In short, we are at a period in the church’s history when we are realizing that there is a lot we have missed, and so we are having to rethink what it means to be Christian. Across much of the church, there is a growing awareness that to be Christian has to do a lot more with a way of life that makes us followers of Jesus, and a lot less to do with a set of propositions about him. It is in practicing the faith, in other words, that we become Christians, rather than in believing the faith. One of the clearest signs of that shift, for example, is the emphasis Pope Francis gives to mercy and compassion as markers of faith, rather than doctrinal orthodoxy.
Another form that this shift takes is what has been called the “Emergent Church” (perhaps you know that term already)—a way of being church that mines the ancient traditions of Christian life to inspire its worship, and then out of that creates ways of making faith an active way of life. The word emergent is sometimes rather superficially understood to mean a church that is “emerging” from its previous blind spots. But it really refers to something more profound.

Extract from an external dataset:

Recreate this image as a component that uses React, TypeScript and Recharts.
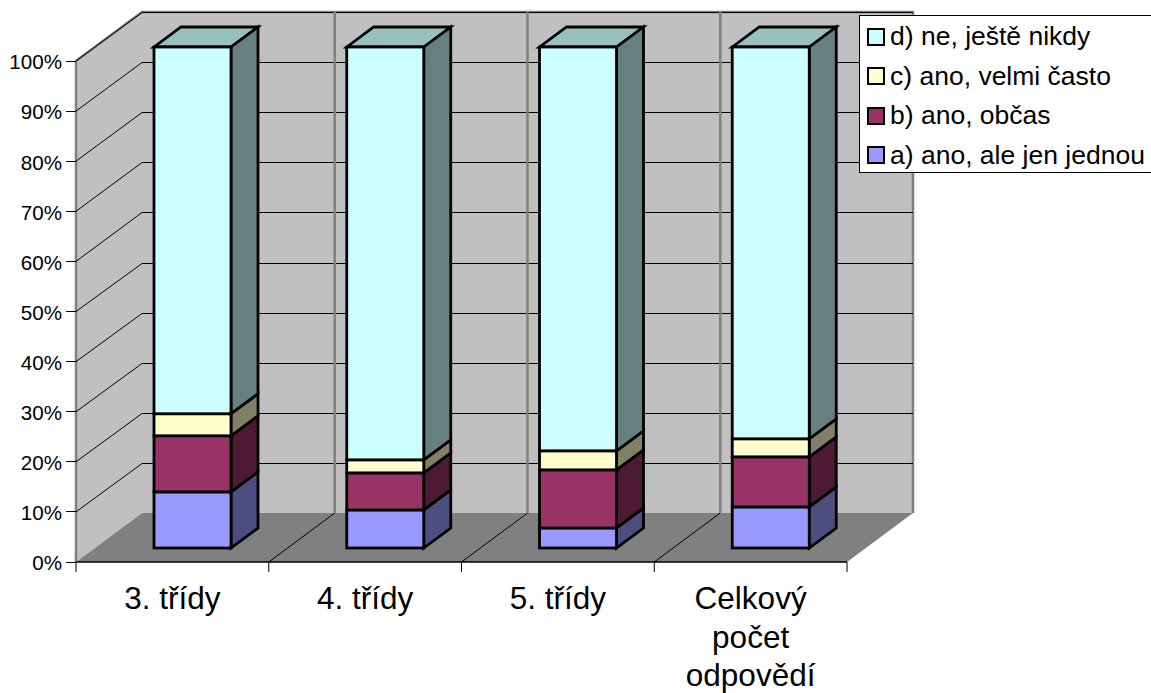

The idea of emergence comes from a theory prevalent in the biological and social sciences that recognizes that a combination of entities can result in attributes that neither of the entities has by itself. Take a bicycle and a human being, for instance. By themselves, neither has the ability to move swiftly forward. But put them together, and voilà! You have an amazing capacity for motion.
The emergent church, then, is a community that recognizes that when individuals come together to live a common way of life shaped by core Christian practices, it creates a community of imagination and creativity and generosity and caring that is qualitatively different and bigger than that of any of its members. It’s what scripture calls “the body of Christ”: a community that is able to be Jesus to the world.
And one of the hallmarks of the emergent church, is that there is no great need for a big institution for it to happen: it can happen in homes as well as in churches, in small groups as well as in congregations. And so we are entering into a period when the church is in the process of re-inventing itself, moving away from fixed structures to informal networks, and away from a static hierarchical organization to the vitality of localized communities.
As I said, this is an exciting time to be a Christian—a once in five-hundred year opportunity—and we get to be part of it! And not only that, but perhaps we at St. Michael’s are ideally positioned to be on the frontlines of this great emergence: spiritually grounded, theologically astute, socially progressive, aesthetically gifted, and willing to take a risk.
So if over the coming years, we as a church retrace our steps by reclaiming what has previously been overlooked, we might yet get to hear what Anna had to say—or better yet, perhaps we will be the generation, finally to give voice to her long forgotten song. [And who knows, maybe it was a jazz tune itself!] Amen.